Gilberto Hiram Acosta Gutiérrez creció en el sur de Ciudad Juárez, entre el esfuerzo de sus padres y los desafíos de una infancia marcada por la enfermedad de su papá. A los 18 años, su vida cambió al donarle un riñón para salvarlo. Hoy, como médico cirujano galardonado, Gilberto nos comparte el camino que lo llevó a encontrar en la Medicina su propósito de vida.
Hay historias que comienzan con una pasión clara desde la niñez y otras que surgen de las circunstancias más profundas y personales. La vida de Gilberto Hiram Acosta Gutiérrez, médico cirujano egresado de la Universidad Autónoma de Ciudad Juárez (UACJ), pertenece a este último grupo.
Nacido en el seno de una familia que siempre estuvo vinculada al cuidado de la salud, Gilberto creció en un hogar lleno de disciplina, resiliencia y amor, marcado por las largas jornadas de trabajo de sus padres: su madre en el área administrativa de hospitales y su padre como nutriólogo. Sin embargo, su infancia transcurrió más puertas adentro que afuera, observando el mundo a través de una ventana, pero con una curiosidad que siempre lo mantuvo despierto.
El destino lo llevó a interesarse en la medicina de una forma inesperada y profundamente emocional. Fue a los 18 años, tras vivir de cerca los problemas de salud de su padre, cuando descubrió su verdadera vocación. Su experiencia como hijo único, acompañando a su papá durante años de lucha contra una enfermedad renal, despertó en él no solo el deseo de ayudar, sino también una determinación por entender y transformar el sufrimiento en esperanza al donarle con el tiempo un riñón, tras exhaustivas pruebas.
Hoy, Gilberto Hiram Acosta Gutiérrez no solo es un destacado egresado de médico cirujano con un internado en el prestigioso Instituto Nacional de Ciencias Médicas y Nutrición Salvador Zubirán y una pasantía en investigación en el Instituto Nacional de Cardiología Ignacio Chávez, sino que también es un egresado galardonado. Su dedicación recientemente le valió el Premio a la Excelencia Académica AMFEM, un reconocimiento que se otorga en conjunto con el Laboratorio Pfizer, que premia a los mejores promedios de las universidades afiliadas en todo el país.
En esta entrevista, Gilberto nos abre una ventana a su mundo: desde la infancia que moldeó su carácter hasta los retos personales y profesionales que lo han llevado a convertirse en un ejemplo de perseverancia y empatía.
“Dicen que el cuerpo humano es una máquina perfecta y la medicina trata de entender esa perfección. No solo se trata de enfermedades, sino de personas, de entenderlas en su contexto social y emocional para poder ayudarlas mejor”, explica mientras recuerda cómo los médicos de su familia despertaron en él esa fascinación.
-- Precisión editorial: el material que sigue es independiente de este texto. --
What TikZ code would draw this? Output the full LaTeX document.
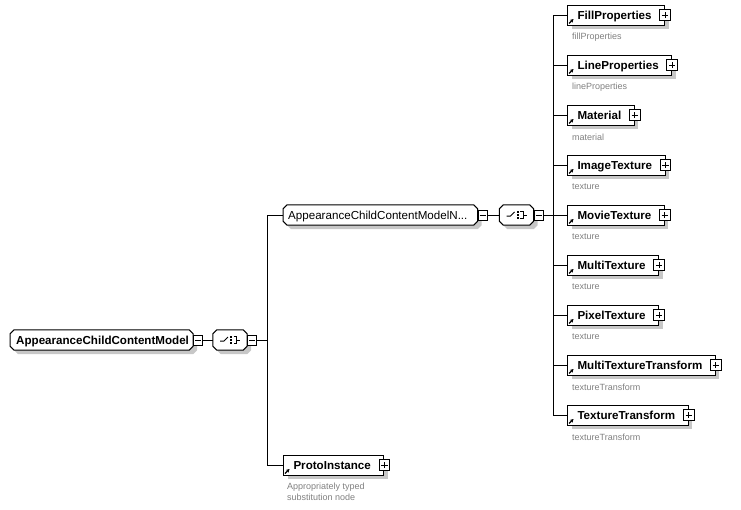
\documentclass[tikz,border=0pt]{standalone}
\usepackage{fontspec}
\setmainfont{Liberation Sans}
\usetikzlibrary{shadows,backgrounds,arrows.meta}
\newcommand\octshape[1]{%
 \begin{pgfonlayer}{background}
 \fill[shadowc] ([xshift=4pt,yshift=-8pt]#1.north west) -- ([xshift=8pt,yshift=-4pt]#1.north west) -- ([xshift=0pt,yshift=-4pt]#1.north east) -- ([xshift=4pt,yshift=-8pt]#1.north east) -- ([xshift=4pt,yshift=0pt]#1.south east) -- ([xshift=0pt,yshift=-4pt]#1.south east) -- ([xshift=8pt,yshift=-4pt]#1.south west) -- ([xshift=4pt,yshift=0pt]#1.south west) -- cycle;
 \draw[conn,fill=white] ([yshift=-4pt]#1.north west) -- ([xshift=4pt]#1.north west) -- ([xshift=-4pt]#1.north east) -- ([yshift=-4pt]#1.north east) -- ([yshift=4pt]#1.south east) -- ([xshift=-4pt]#1.south east) -- ([xshift=4pt]#1.south west) -- ([yshift=4pt]#1.south west) -- cycle;
 \end{pgfonlayer}}
\newcommand\seqsym[1]{%
 \draw[line width=1pt] ([xshift=-10pt,yshift=-1pt]#1.center) -- ([xshift=-6pt,yshift=-1pt]#1.center) -- ([xshift=-2pt,yshift=3pt]#1.center);
 \fill ([xshift=0pt,yshift=4pt]#1.center) rectangle ++(2.2pt,-2.2pt);
 \fill ([xshift=0pt,yshift=1.1pt]#1.center) rectangle ++(2.2pt,-2.2pt);
 \fill ([xshift=0pt,yshift=-1.8pt]#1.center) rectangle ++(2.2pt,-2.2pt);
 \draw[line width=1pt] ([xshift=3.5pt,yshift=3.5pt]#1.center) -- ([xshift=6.5pt,yshift=3.5pt]#1.center) -- ([xshift=6.5pt,yshift=-3.5pt]#1.center) -- ([xshift=3.5pt,yshift=-3.5pt]#1.center);
 \draw[line width=1pt] ([xshift=6.5pt]#1.center) -- ([xshift=10pt]#1.center);}
\begin{document}
\begin{tikzpicture}[x=1pt,y=-1pt,
  conn/.style={line width=1pt,black},
  shadowc/.style={fill=black!22},
  elem/.style={draw, conn, fill=white, rectangle, anchor=west, minimum height=20pt,
    inner xsep=0pt, inner ysep=0pt, text height=8.3pt, text depth=0pt,
    font=\fontsize{11.6}{13}\selectfont\bfseries,
    execute at begin node={\hspace{10pt}}, execute at end node={\hspace{13pt}},
    drop shadow={shadow xshift=4pt, shadow yshift=-4pt, fill=black!22, opacity=1}},
  grp/.style={rectangle, anchor=west, minimum height=20pt, inner xsep=0pt, inner ysep=0pt,
    text height=8.3pt, text depth=0pt},
  pbox/.style={draw, conn, fill=white, rectangle, minimum width=10.5pt, minimum height=10.5pt, inner sep=0pt},
  plusbox/.style={pbox, path picture={\draw[line width=1pt] ([xshift=-3.2pt]path picture bounding box.center) -- ([xshift=3.2pt]path picture bounding box.center) ([yshift=-3.2pt]path picture bounding box.center) -- ([yshift=3.2pt]path picture bounding box.center);}},
  minusbox/.style={pbox, minimum width=9pt, minimum height=10pt, path picture={\draw[line width=1pt] ([xshift=-3pt]path picture bounding box.center) -- ([xshift=3pt]path picture bounding box.center);}},
  captxt/.style={anchor=west, inner sep=0pt, text=black!50, font=\fontsize{9}{11}\selectfont},
  refarrow/.style={-{Stealth[length=3.5pt,width=3.8pt]}, line width=1.2pt}
]
\useasboundingbox (0,0) rectangle (741,509);

% top-level node
\node[grp, font=\fontsize{11.6}{13}\selectfont\bfseries, execute at begin node={\hspace{6pt}}, execute at end node={\hspace{4pt}}] (acm) at (10,340) {AppearanceChildContentModel};
\octshape{acm}
\node[minusbox, anchor=west] (acm-m) at (acm.east) {};
\node[grp, anchor=center, minimum width=34pt] (s1) at (230,340) {};
\octshape{s1}
\seqsym{s1}
\node[minusbox, anchor=west] (s1-m) at (s1.east) {};
\coordinate (j1) at (267,340);
\draw[conn] (acm-m) -- (s1);
\draw[conn] (s1-m) -- (j1);
\coordinate (b1t) at (267,215);
\coordinate (b1b) at (267,465);
\draw[conn] (b1t) -- (b1b);

% group node
\node[grp, font=\fontsize{11.6}{13}\selectfont, execute at begin node={\hspace{5pt}}, execute at end node={\hspace{10pt}}] (acmn) at (283,215) {AppearanceChildContentModelN...};
\octshape{acmn}
\node[minusbox, anchor=west] (acmn-m) at (acmn.east) {};
\node[grp, anchor=center, minimum width=34pt] (s2) at (516.5,215) {};
\octshape{s2}
\seqsym{s2}
\node[minusbox, anchor=west] (s2-m) at (s2.east) {};
\draw[conn] (b1t) -- (acmn);
\draw[conn] (acmn-m) -- (s2);

% ProtoInstance
\node[elem] (proto) at (283,465) {ProtoInstance};
\node[plusbox] (proto-p) at (proto.east) {};
\draw[refarrow] ([xshift=2pt,yshift=2pt]proto.south west) -- ++(4.5pt,4.5pt);
\node[captxt, anchor=north west, align=left] (proto-c) at (287,483) {Appropriately typed\\substitution node};
\draw[conn] (b1b) -- (proto);

% children
\foreach \n/\t/\c/\y in {fillp/FillProperties/fillProperties/15,
  linep/LineProperties/lineProperties/65,
  mat/Material/material/115,
  imgt/ImageTexture/texture/165,
  movt/MovieTexture/texture/215,
  mult/MultiTexture/texture/265,
  pixt/PixelTexture/texture/315,
  mtt/MultiTextureTransform/textureTransform/365,
  ttr/TextureTransform/textureTransform/415}{
  \coordinate (\n-j) at (553,\y);
  \node[elem] (\n) at (567,\y) {\t};
  \node[plusbox] (\n-p) at (\n.east) {};
  \draw[refarrow] ([xshift=2pt,yshift=2pt]\n.south west) -- ++(4.5pt,4.5pt);
  \node[captxt] (\n-c) at (572,\y+22) {\c};
  \draw[conn] (\n-j) -- (\n);
}
\draw[conn] (fillp-j) -- (ttr-j);
\draw[conn] (s2-m) -- (movt-j);
\end{tikzpicture}
\end{document}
Desde joven supo que quería dedicarse a algo que impactara vidas. Sin embargo, el camino no fue sencillo.
Como muchos estudiantes, su ingreso a la carrera de Médico Cirujano en la UACJ no fue inmediato. “No quedé en el primer intento y eso me hizo replantearme muchas cosas. En el segundo, me enfoqué más y logré entrar. En Medicina, a veces se juzga cuánto tardaste en entrar o cuántos intentos hiciste, pero aprendí que esos juicios no definen quién eres ni tu capacidad para ser un buen médico”, dice con orgullo.
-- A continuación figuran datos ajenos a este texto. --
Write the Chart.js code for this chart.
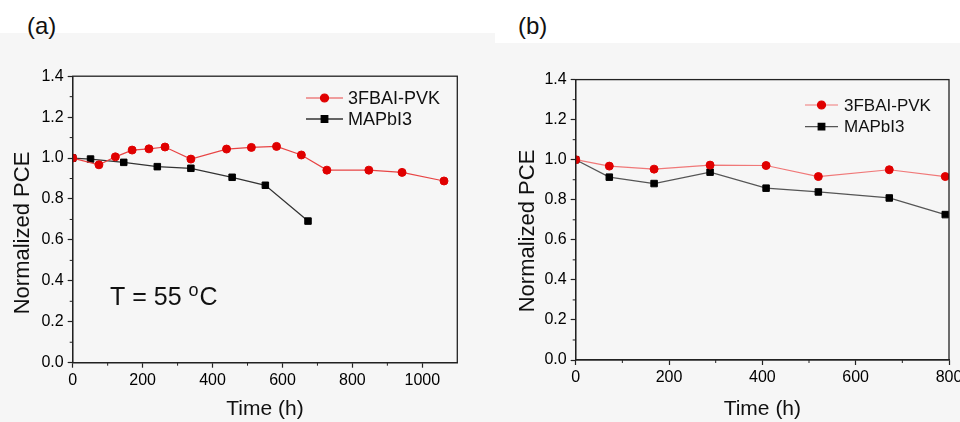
<!DOCTYPE html>
<html><head><meta charset="utf-8">
<script src="https://cdn.jsdelivr.net/npm/chart.js@4.4.1/dist/chart.umd.min.js"></script>
<style>
html,body{margin:0;padding:0;width:960px;height:422px;overflow:hidden;background:#fff;font-family:"Liberation Sans",Arial,sans-serif;}
.bg{position:absolute;background:#f6f6f6;}
#bgA{left:0;top:33px;width:495px;height:389px;}
#bgB{left:495px;top:43px;width:465px;height:379px;}
.lab{position:absolute;font-size:24px;color:#111;line-height:1;}
#labA{left:27px;top:14px;}
#labB{left:518px;top:14px;}
#wa{position:absolute;left:0;top:0;width:480px;height:422px;}
#wb{position:absolute;left:480px;top:0;width:500px;height:422px;}
</style></head><body>
<div class="bg" id="bgA"></div><div class="bg" id="bgB"></div>
<div class="lab" id="labA">(a)</div><div class="lab" id="labB">(b)</div>
<div id="wa"><canvas id="ca" width="480" height="422"></canvas></div>
<div id="wb"><canvas id="cb" width="500" height="422"></canvas></div>
<script>
// ---- data ----
const seriesLabels = ['3FBAI-PVK', 'MAPbI3'];
const timeA_PVK = [0, 75, 122, 170, 218, 264, 338, 440, 511, 583, 654, 727, 847, 942, 1062];
const pceA_PVK  = [1.0, 0.967, 1.006, 1.039, 1.045, 1.054, 0.995, 1.044, 1.052, 1.057, 1.015, 0.941, 0.941, 0.930, 0.888];
const timeA_MA  = [0, 51, 146, 242, 338, 456, 551, 673];
const pceA_MA   = [1.0, 0.995, 0.979, 0.958, 0.950, 0.906, 0.867, 0.692];
const timeB     = [0, 72, 168, 288, 408, 520, 672, 792];
const pceB_PVK  = [1.0, 0.968, 0.953, 0.973, 0.971, 0.916, 0.950, 0.916];
const pceB_MA   = [1.0, 0.913, 0.881, 0.938, 0.858, 0.839, 0.809, 0.726];
const xTitle = 'Time (h)';
const yTitle = 'Normalized PCE';
const annotationA = ['T = 55 ', 'o', 'C'];

const FONT = '"Liberation Sans", Arial, sans-serif';
const pts = (xs, ys) => xs.map((x, i) => ({x: x, y: ys[i]}));

const framePlugin = {
  id: 'frameDeco',
  afterDraw(chart, args, o) {
    const {ctx, chartArea: a, scales: {x, y}} = chart;
    ctx.save();
    ctx.strokeStyle = '#222';
    ctx.lineWidth = 1.3;
    ctx.strokeRect(a.left, a.top, a.right - a.left, a.bottom - a.top);
    // minor ticks
    ctx.lineWidth = 1;
    ctx.beginPath();
    for (let v = o.xStep / 2; v < x.max; v += o.xStep) {
      const px = x.getPixelForValue(v);
      ctx.moveTo(px, a.bottom); ctx.lineTo(px, a.bottom + 3);
    }
    for (let k = 0; (k + 0.5) * o.yStep < y.max; k++) {
      const py = y.getPixelForValue((k + 0.5) * o.yStep);
      ctx.moveTo(a.left, py); ctx.lineTo(a.left - 3, py);
    }
    ctx.stroke();
    // y-axis title (rotated)
    ctx.save();
    ctx.translate(o.yTitle.x, o.yTitle.y);
    ctx.rotate(-Math.PI / 2);
    ctx.fillStyle = '#111';
    ctx.font = '22px ' + FONT;
    ctx.textAlign = 'center';
    ctx.textBaseline = 'alphabetic';
    ctx.fillText(o.yTitle.text, 0, 0);
    ctx.restore();
    // legend: line + marker + text
    const L = o.legend;
    chart.data.datasets.forEach((ds, i) => {
      const yy = L.y + i * L.dy;
      ctx.strokeStyle = ds.borderColor;
      ctx.lineWidth = ds.borderWidth;
      ctx.beginPath(); ctx.moveTo(L.x, yy); ctx.lineTo(L.x + L.len, yy); ctx.stroke();
      ctx.fillStyle = ds.pointBackgroundColor;
      ctx.strokeStyle = ds.pointBorderColor;
      Chart.helpers.drawPoint(ctx, {pointStyle: ds.pointStyle, radius: ds.pointRadius, borderWidth: 1, rotation: 0}, L.x + L.len / 2, yy);
      ctx.fillStyle = '#111';
      ctx.font = L.size + 'px ' + FONT;
      ctx.textBaseline = 'middle';
      ctx.textAlign = 'left';
      ctx.fillText(ds.label, L.x + L.len + L.gap, yy + 1);
    });
    // annotation
    if (o.note) {
      ctx.fillStyle = '#111';
      ctx.textBaseline = 'alphabetic';
      ctx.textAlign = 'left';
      ctx.font = '25px ' + FONT;
      let nx = o.note.x;
      ctx.fillText(o.note.parts[0], nx, o.note.y);
      nx += ctx.measureText(o.note.parts[0]).width;
      ctx.font = '18px ' + FONT;
      ctx.fillText(o.note.parts[1], nx, o.note.y - 9);
      nx += ctx.measureText(o.note.parts[1]).width + 1;
      ctx.font = '25px ' + FONT;
      ctx.fillText(o.note.parts[2], nx, o.note.y);
    }
    ctx.restore();
  }
};

function makeChart(id, cfg) {
  return new Chart(document.getElementById(id), {
    type: 'line',
    data: {datasets: cfg.datasets},
    plugins: [framePlugin],
    options: {
      responsive: false,
      animation: false,
      devicePixelRatio: 1,
      layout: {padding: {top: cfg.top, right: cfg.right, left: 0, bottom: 0}},
      plugins: {
        legend: {display: false},
        tooltip: {enabled: false},
        frameDeco: {xStep: 200, yStep: 0.2, legend: cfg.legend, note: cfg.note,
                    yTitle: {text: yTitle, x: cfg.yTitleX, y: cfg.yTitleY}}
      },
      elements: {line: {tension: 0}},
      scales: {
        x: {
          type: 'linear', min: 0, max: cfg.xMax,
          afterFit: s => { s.height = cfg.xH; },
          ticks: {stepSize: 200, includeBounds: false, color: '#000', padding: 3,
                  font: {family: FONT, size: 16}, maxRotation: 0,
                  callback: v => String(v)},
          grid: {drawOnChartArea: false, drawTicks: true, tickLength: 5, tickColor: '#222', tickWidth: 1.2},
          border: {display: true, color: '#222', width: 1.3},
          title: {display: true, text: xTitle, color: '#111', font: {family: FONT, size: 21}, padding: {top: 0, bottom: 0}}
        },
        y: {
          type: 'linear', min: 0, max: 1.4,
          afterFit: s => { s.width = cfg.yW; },
          ticks: {stepSize: 0.2, color: '#000', padding: 4,
                  font: {family: FONT, size: 16},
                  callback: v => Number(v).toFixed(1)},
          grid: {drawOnChartArea: false, drawTicks: true, tickLength: 5, tickColor: '#222', tickWidth: 1.2},
          border: {display: true, color: '#222', width: 1.3},
          title: {display: false}
        }
      }
    }
  });
}

makeChart('ca', {
  xMax: 1100, top: 76.2, right: 22.7, xH: 59.3, yW: 72.7, yTitleX: 28.5, yTitleY: 233,
  legend: {x: 306, y: 98, dy: 21, len: 37, gap: 5, size: 18},
  note: {x: 110, y: 305, parts: annotationA},
  datasets: [
    {label: seriesLabels[0], data: pts(timeA_PVK, pceA_PVK), borderColor: '#e84444', borderWidth: 1.2,
     pointStyle: 'circle', pointRadius: 4, pointBackgroundColor: '#e00000', pointBorderColor: '#e00000', pointBorderWidth: 1},
    {label: seriesLabels[1], data: pts(timeA_MA, pceA_MA), borderColor: '#333333', borderWidth: 1.3,
     pointStyle: 'rect', pointRadius: 4.6, pointBackgroundColor: '#000000', pointBorderColor: '#000000', pointBorderWidth: 1}
  ]
});

makeChart('cb', {
  xMax: 800, top: 79.6, right: 31, xH: 62, yW: 95.7, yTitleX: 53.5, yTitleY: 231,
  legend: {x: 325, y: 105, dy: 21.7, len: 33, gap: 6, size: 17},
  note: null,
  datasets: [
    {label: seriesLabels[0], data: pts(timeB, pceB_PVK), borderColor: '#f07878', borderWidth: 1.2,
     pointStyle: 'circle', pointRadius: 4, pointBackgroundColor: '#e00000', pointBorderColor: '#e00000', pointBorderWidth: 1},
    {label: seriesLabels[1], data: pts(timeB, pceB_MA), borderColor: '#555555', borderWidth: 1.3,
     pointStyle: 'rect', pointRadius: 4.6, pointBackgroundColor: '#000000', pointBorderColor: '#000000', pointBorderWidth: 1}
  ]
});
</script>
</body></html>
Apoyado por sus padres, enfrentó los retos que implican estudiar una carrera demandante. “Vivía lejos de la universidad, pero tenía un automóvil para moverme entre clases y hospitales. Esa ventaja me permitió llegar a tiempo y concentrarme en mis estudios”, comenta, reconociendo que no todos sus compañeros tuvieron esa misma suerte.
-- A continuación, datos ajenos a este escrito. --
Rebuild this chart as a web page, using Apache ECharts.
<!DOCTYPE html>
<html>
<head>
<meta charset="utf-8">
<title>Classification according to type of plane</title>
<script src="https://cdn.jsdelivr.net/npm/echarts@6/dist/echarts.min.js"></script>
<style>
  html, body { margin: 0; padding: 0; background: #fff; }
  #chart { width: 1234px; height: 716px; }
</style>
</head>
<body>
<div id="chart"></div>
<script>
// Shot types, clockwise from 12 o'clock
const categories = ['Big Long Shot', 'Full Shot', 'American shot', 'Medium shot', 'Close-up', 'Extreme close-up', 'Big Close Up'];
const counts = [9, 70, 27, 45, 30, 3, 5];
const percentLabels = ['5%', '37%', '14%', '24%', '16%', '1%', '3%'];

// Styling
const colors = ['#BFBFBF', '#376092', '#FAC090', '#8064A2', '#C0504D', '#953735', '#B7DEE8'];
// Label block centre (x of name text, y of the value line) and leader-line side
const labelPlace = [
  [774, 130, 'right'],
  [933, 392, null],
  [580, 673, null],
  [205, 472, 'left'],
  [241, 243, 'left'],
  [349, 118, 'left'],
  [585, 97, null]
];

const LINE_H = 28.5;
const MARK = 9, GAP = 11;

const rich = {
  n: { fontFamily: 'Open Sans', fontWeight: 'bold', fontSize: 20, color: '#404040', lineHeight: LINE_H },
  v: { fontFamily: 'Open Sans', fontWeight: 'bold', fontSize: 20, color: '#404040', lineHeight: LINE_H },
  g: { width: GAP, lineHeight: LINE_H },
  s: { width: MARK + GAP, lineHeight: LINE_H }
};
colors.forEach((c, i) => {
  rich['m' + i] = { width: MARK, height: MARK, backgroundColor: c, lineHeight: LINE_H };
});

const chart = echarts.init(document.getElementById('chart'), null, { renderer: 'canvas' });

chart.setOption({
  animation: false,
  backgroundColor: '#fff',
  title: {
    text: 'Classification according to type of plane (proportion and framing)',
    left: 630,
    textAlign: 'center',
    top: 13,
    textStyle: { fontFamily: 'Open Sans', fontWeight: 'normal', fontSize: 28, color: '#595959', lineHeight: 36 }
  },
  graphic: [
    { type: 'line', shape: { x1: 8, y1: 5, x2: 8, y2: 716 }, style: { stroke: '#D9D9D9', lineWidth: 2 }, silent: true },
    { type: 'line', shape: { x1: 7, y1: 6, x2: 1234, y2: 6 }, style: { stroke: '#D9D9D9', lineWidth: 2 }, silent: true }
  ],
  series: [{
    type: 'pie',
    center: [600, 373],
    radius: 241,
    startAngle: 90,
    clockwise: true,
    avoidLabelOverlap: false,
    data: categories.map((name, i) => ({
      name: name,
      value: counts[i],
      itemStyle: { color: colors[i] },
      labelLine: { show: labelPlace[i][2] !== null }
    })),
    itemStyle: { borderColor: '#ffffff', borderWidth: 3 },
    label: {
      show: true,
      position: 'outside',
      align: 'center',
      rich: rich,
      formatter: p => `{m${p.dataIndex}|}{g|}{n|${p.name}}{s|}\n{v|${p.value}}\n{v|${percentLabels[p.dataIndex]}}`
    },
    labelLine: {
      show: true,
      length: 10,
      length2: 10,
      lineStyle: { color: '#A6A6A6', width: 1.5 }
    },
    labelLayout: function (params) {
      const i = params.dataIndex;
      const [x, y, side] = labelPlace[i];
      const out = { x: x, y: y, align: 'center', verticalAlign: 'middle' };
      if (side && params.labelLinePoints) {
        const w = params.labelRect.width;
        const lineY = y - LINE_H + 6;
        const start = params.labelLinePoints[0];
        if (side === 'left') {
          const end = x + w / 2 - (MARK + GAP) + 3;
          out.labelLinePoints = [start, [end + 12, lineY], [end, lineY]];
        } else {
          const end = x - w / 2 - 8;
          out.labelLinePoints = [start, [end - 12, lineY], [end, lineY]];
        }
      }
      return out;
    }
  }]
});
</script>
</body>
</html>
Para este joven médico, la excelencia académica no era una cuestión de ego, sino de abrir puertas. Su disciplina lo llevó a postularse para el prestigioso Instituto Nacional de Ciencias Médicas y Nutrición Salvador Zubirán en la Ciudad de México, uno de los mejores hospitales de Latinoamérica. “Competí contra cientos de aspirantes por una de las pocas plazas para el internado. Fue un proceso difícil, pero estaba preparado. Recibir la carta de aceptación un mes antes de comenzar fue un momento que cambió mi vida”.
Ese cambio no solo fue profesional, sino personal. Mudarse a una ciudad que no conocía, sin familia ni recursos suficientes, lo obligó a adaptarse rápido.